Hard landscaping involves projects that cover the entirety of the yard and that are necessary before soft landscaping features come into play. Hard landscaping alters the foundation of the yard, the "bricks and mortar" so to speak; only when this is completed can the landscaper begin to focus on the softscape features of the yard, such as lawn, floral plantings, trees and shrubs. One key feature of hard landscaping has to do with the absorption of water – something that is of great importance given the climate. Hard landscaping ensures that worrying about water after heavy rain or snowfall is not an issue. The right water absorption and irrigation system installed through hard landscaping, coupled with hard materials that safely move water away from the property can ensure that soil movement is never a problem and that the yard stays a drier, enjoyable living space, rather than a wet and muddy bog. There are soft landscaping options that can help to achieve this, but the bulk of this is achieved through hard landscaping.

From an urban planning perspective, hardscapes can include very large features, such as paved roads, driveways or fountains, and even small pools or ponds that do not exceed a certain safe height. Most water features are hardscapes because they require a barrier to retain the water, instead of letting it drain into the surrounding soil.

Hardscaping allows the erection of man-made landscaping features that would otherwise be impossible due to soil erosion, including some that compensate for large amounts of human traffic that would cause wear on bare earth or grass. For example, sheer vertical features are possible.

Without nearby bare soil, or natural drainage channels, swales or culverts, hardscape with an impervious surface requires artificial methods of drainage or surface runoff to carry off the water that would normally be absorbed into the ground as groundwater and prevent premature wear to itself.

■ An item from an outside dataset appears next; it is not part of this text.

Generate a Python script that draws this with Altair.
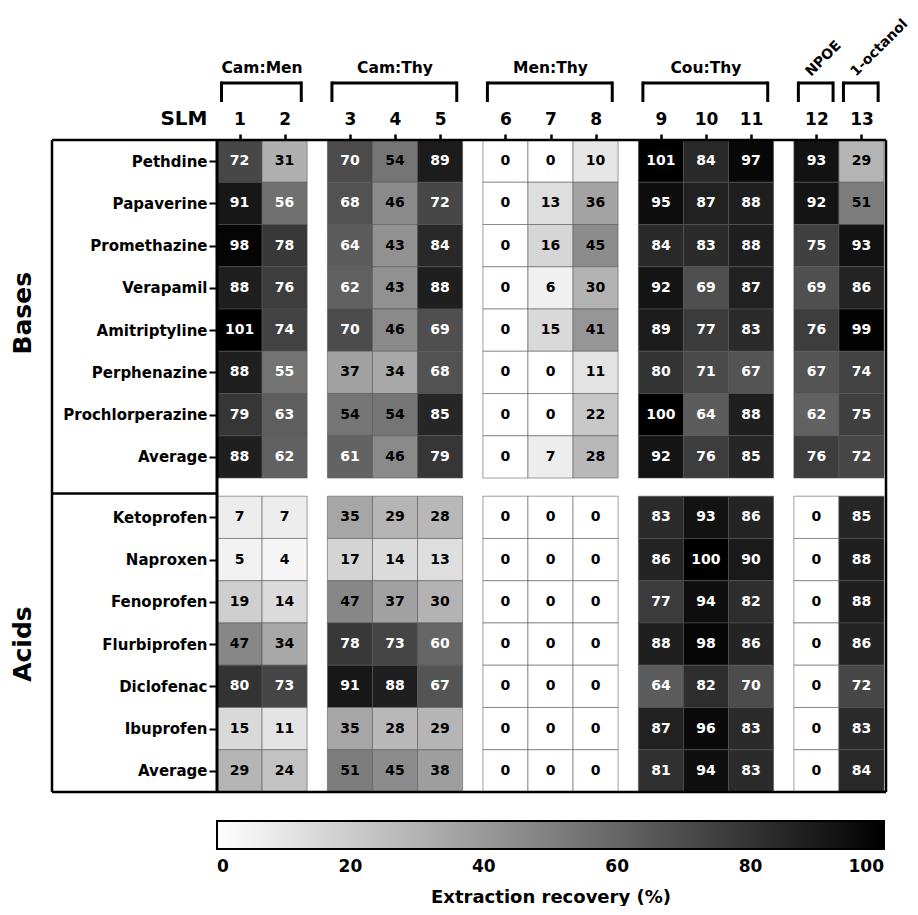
import altair as alt
import pandas as pd

# ---------------- data ----------------
slm_labels = [str(i) for i in range(1, 14)]
col_block = [0, 0, 1, 1, 1, 2, 2, 2, 3, 3, 3, 4, 4]          # spacing blocks of the heat map
group_names = ["Cam:Men", "Cam:Thy", "Men:Thy", "Cou:Thy", "NPOE", "1-octanol"]
group_members = [[1, 2], [3, 4, 5], [6, 7, 8], [9, 10, 11], [12], [13]]
group_rotated = [False, False, False, False, True, True]

base_names = ["Pethdine", "Papaverine", "Promethazine", "Verapamil",
              "Amitriptyline", "Perphenazine", "Prochlorperazine", "Average"]
acid_names = ["Ketoprofen", "Naproxen", "Fenoprofen", "Flurbiprofen",
              "Diclofenac", "Ibuprofen", "Average"]

pethdine         = [72, 31, 70, 54, 89, 0, 0, 10, 101, 84, 97, 93, 29]
papaverine       = [91, 56, 68, 46, 72, 0, 13, 36, 95, 87, 88, 92, 51]
promethazine     = [98, 78, 64, 43, 84, 0, 16, 45, 84, 83, 88, 75, 93]
verapamil        = [88, 76, 62, 43, 88, 0, 6, 30, 92, 69, 87, 69, 86]
amitriptyline    = [101, 74, 70, 46, 69, 0, 15, 41, 89, 77, 83, 76, 99]
perphenazine     = [88, 55, 37, 34, 68, 0, 0, 11, 80, 71, 67, 67, 74]
prochlorperazine = [79, 63, 54, 54, 85, 0, 0, 22, 100, 64, 88, 62, 75]
bases_average    = [88, 62, 61, 46, 79, 0, 7, 28, 92, 76, 85, 76, 72]

ketoprofen    = [7, 7, 35, 29, 28, 0, 0, 0, 83, 93, 86, 0, 85]
naproxen      = [5, 4, 17, 14, 13, 0, 0, 0, 86, 100, 90, 0, 88]
fenoprofen    = [19, 14, 47, 37, 30, 0, 0, 0, 77, 94, 82, 0, 88]
flurbiprofen  = [47, 34, 78, 73, 60, 0, 0, 0, 88, 98, 86, 0, 86]
diclofenac    = [80, 73, 91, 88, 67, 0, 0, 0, 64, 82, 70, 0, 72]
ibuprofen     = [15, 11, 35, 28, 29, 0, 0, 0, 87, 96, 83, 0, 83]
acids_average = [29, 24, 51, 45, 38, 0, 0, 0, 81, 94, 83, 0, 84]

bases_values = [pethdine, papaverine, promethazine, verapamil,
                amitriptyline, perphenazine, prochlorperazine, bases_average]
acids_values = [ketoprofen, naproxen, fenoprofen, flurbiprofen,
                diclofenac, ibuprofen, acids_average]
class_names = ["Bases", "Acids"]
legend_values = [0, 20, 40, 60, 80, 100]

# ---------------- layout (data units: one cell = 1) ----------------
GAP_X = 0.45
GAP_Y = 0.43
XMAX = 13 + 4 * GAP_X
YMAX = 15 + GAP_Y
W, H = 667, 652
FONT = "DejaVu Sans"

col_x0 = [c + col_block[c] * GAP_X for c in range(13)]
row_names = base_names + acid_names
row_y0 = [i for i in range(8)] + [8 + GAP_Y + j for j in range(7)]
all_values = bases_values + acids_values

cells = []
for r, (name, vals) in enumerate(zip(row_names, all_values)):
    for c, v in enumerate(vals):
        cells.append({"row": r, "compound": name, "slm": slm_labels[c],
                      "x0": col_x0[c], "x1": col_x0[c] + 1,
                      "y0": row_y0[r], "y1": row_y0[r] + 1,
                      "xc": col_x0[c] + 0.5, "yc": row_y0[r] + 0.5,
                      "value": v})
cells = pd.DataFrame(cells)

# axis label expressions
x_centers = [x + 0.5 for x in col_x0]
xexpr = "'" + slm_labels[-1] + "'"
for c in range(11, -1, -1):
    xexpr = f"datum.value < {x_centers[c] + 0.5:.3f} ? '{slm_labels[c]}' : " + xexpr
y_centers = [y + 0.5 for y in row_y0]
yexpr = "'" + row_names[-1] + "'"
for r in range(13, -1, -1):
    yexpr = f"datum.value < {y_centers[r] + 0.5:.3f} ? '{row_names[r]}' : " + yexpr

xscale = alt.Scale(domain=[0, XMAX], nice=False, zero=False)
yscale = alt.Scale(domain=[0, YMAX], nice=False, zero=False, reverse=True)
xaxis = alt.Axis(orient="top", values=x_centers, labelExpr=xexpr, grid=False, domain=False,
                 tickSize=6, tickWidth=2.5, tickColor="black", labelPadding=6,
                 labelFont=FONT, labelFontWeight="bold", labelFontSize=17, labelColor="black",
                 labelAngle=0, labelBaseline="bottom",
                 title="SLM", titleFont=FONT, titleFontWeight="bold", titleFontSize=20,
                 titleColor="black", titleX=-10, titleY=-22, titleAlign="right",
                 titleBaseline="middle", titleAngle=0)
yaxis = alt.Axis(orient="left", values=y_centers, labelExpr=yexpr, grid=False, domain=False,
                 tickSize=8, tickWidth=2, tickColor="black", labelPadding=2,
                 labelFont=FONT, labelFontWeight="bold", labelFontSize=15, labelColor="black",
                 title=None, labelOverlap=False)

X = lambda f: alt.X(f, scale=xscale, axis=xaxis)
Y = lambda f: alt.Y(f, scale=yscale, axis=yaxis)

heat = alt.Chart(cells).mark_rect(stroke="#555555", strokeWidth=0.8, strokeOpacity=0.7).encode(
    x=X("x0:Q"), x2="x1:Q", y=Y("y0:Q"), y2="y1:Q",
    color=alt.Color("value:Q",
                    scale=alt.Scale(domain=[0, 100], range=["#ffffff", "#000000"],
                                    clamp=True, interpolate="rgb"),
                    legend=alt.Legend(orient="none", legendX=0, legendY=H + 29,
                                      direction="horizontal", gradientLength=W,
                                      gradientThickness=28, gradientStrokeColor="black",
                                      gradientStrokeWidth=2, values=legend_values,
                                      labelFont=FONT, labelFontWeight="bold", labelFontSize=17,
                                      labelColor="black", labelOffset=10,
                                      title="Extraction recovery (%)", titleOrient="bottom",
                                      titleAnchor="middle", titleFont=FONT, titleLimit=800,
                                      titleFontWeight="bold", titleFontSize=18,
                                      titleColor="black", titlePadding=14)),
)

cell_text = alt.Chart(cells).mark_text(font=FONT, fontWeight="bold", fontSize=14,
                                       baseline="middle", align="center").encode(
    x=X("xc:Q"), y=Y("yc:Q"), text="value:Q",
    color=alt.condition("datum.value >= 55", alt.value("white"), alt.value("black")),
)

# group brackets
brk, legs, glabels = [], [], []
for g, (name, members, rot) in enumerate(zip(group_names, group_members, group_rotated)):
    left = col_x0[members[0] - 1] + 0.1
    right = col_x0[members[-1] - 1] + 1 - 0.13
    centre = (col_x0[members[0] - 1] + col_x0[members[-1] - 1] + 1) / 2
    brk.append({"left": left, "right": right})
    legs += [{"leg": left}, {"leg": right}]
    glabels.append({"name": name, "xc": centre, "xr": centre - 0.12, "rot": rot})
brk, legs, glabels = pd.DataFrame(brk), pd.DataFrame(legs), pd.DataFrame(glabels)

bracket_top = alt.Chart(brk).mark_rule(color="black", strokeWidth=3).encode(
    x=X("left:Q"), x2="right:Q", y=alt.value(-57))
bracket_legs = alt.Chart(legs).mark_rule(color="black", strokeWidth=3).encode(
    x=X("leg:Q"), y=alt.value(-58.5), y2=alt.value(-38))
group_text = alt.Chart(glabels[~glabels.rot]).mark_text(
    font=FONT, fontWeight="bold", fontSize=15.5, baseline="middle", align="center").encode(
    x=X("xc:Q"), y=alt.value(-72), text="name:N")
group_text_rot = alt.Chart(glabels[glabels.rot]).mark_text(
    font=FONT, fontWeight="bold", fontSize=14, baseline="alphabetic", align="left",
    angle=315).encode(x=X("xr:Q"), y=alt.value(-63), text="name:N")

# class labels (Bases / Acids)
classes = pd.DataFrame({"name": class_names,
                        "yc": [4.1, 8 + GAP_Y + 3.5]})
class_text = alt.Chart(classes).mark_text(font=FONT, fontWeight="bold", fontSize=25,
                                          angle=270, baseline="middle", align="center").encode(
    x=alt.value(-194), y=Y("yc:Q"), text="name:N")

# frame lines
frame_df = pd.DataFrame({"k": [0]})
fr = alt.Chart(frame_df)
frame = [
    fr.mark_rule(color="black", strokeWidth=2.5).encode(x=alt.value(-165), x2=alt.value(W + 2), y=alt.value(0)),
    fr.mark_rule(color="black", strokeWidth=2.5).encode(x=alt.value(-165), x2=alt.value(W + 2), y=alt.value(H)),
    fr.mark_rule(color="black", strokeWidth=2.5).encode(x=alt.value(-165), y=alt.value(0), y2=alt.value(H)),
    fr.mark_rule(color="black", strokeWidth=2.5).encode(x=alt.value(W + 2), y=alt.value(0), y2=alt.value(H)),
    fr.mark_rule(color="black", strokeWidth=3).encode(x=alt.value(0), y=alt.value(0), y2=alt.value(H)),
    fr.mark_rule(color="black", strokeWidth=2.5).encode(x=alt.value(-165), x2=alt.value(0),
                                                       y=alt.Y(datum=8 + GAP_Y * 0.85, scale=yscale, axis=yaxis)),
]

chart = alt.layer(heat, cell_text, bracket_top, bracket_legs, group_text, group_text_rot,
                  class_text, *frame).properties(
    width=W, height=H,
    autosize=alt.AutoSizeParams(type="none"),
    padding={"left": 209, "top": 132, "right": 26, "bottom": 114},
    background="white",
).configure_view(stroke=None)

chart.save("out.html", embed_options={"renderer": "svg", "actions": False})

Lack of capacity, or poorly planned or executed drainage or grading of the surface can cause problems after severe storms or heavy extended periods of rain fall, such as flooding, washout, mud flows, sink holes, accelerated erosion, wet rot to wood elements, drowning of plants trees and shrubs, and even foundation problems to an adjacent home such as cracking the foundation, basement flooding due to water infiltration, and pest infiltration, such as ants and other insects entering through damaged areas.

==Regulations and licensing==

=== Australia ===
Hardscape landscaping in Queensland, Australia is a licensed qualification called Structural Landscaping, which is divided into two classes of licenses: Trade Contractor Structural Landscaper, and a Builder restricted to Structural Landscaping, referred to as the "jack of all trades" due to its large scope of works. These Structural Landscaping licenses include the erection and fabrication of decking, fences, carports, pergolas, paving and the construction of retaining walls.

Hardscape landscaping in New South Wales,
Within NSW a contractor must hold a relevant trade qualification such as a certificate III in Landscape Construction or Certificate III in Horticulture. Once the trades person has obtained their formal qualification they will be able to apply for a NSW contractors license which will enable them to carry out works over $5,000 including GST. A NSW contractors license includes works such as retaining walls, pergolas, fencing, driveways & decks.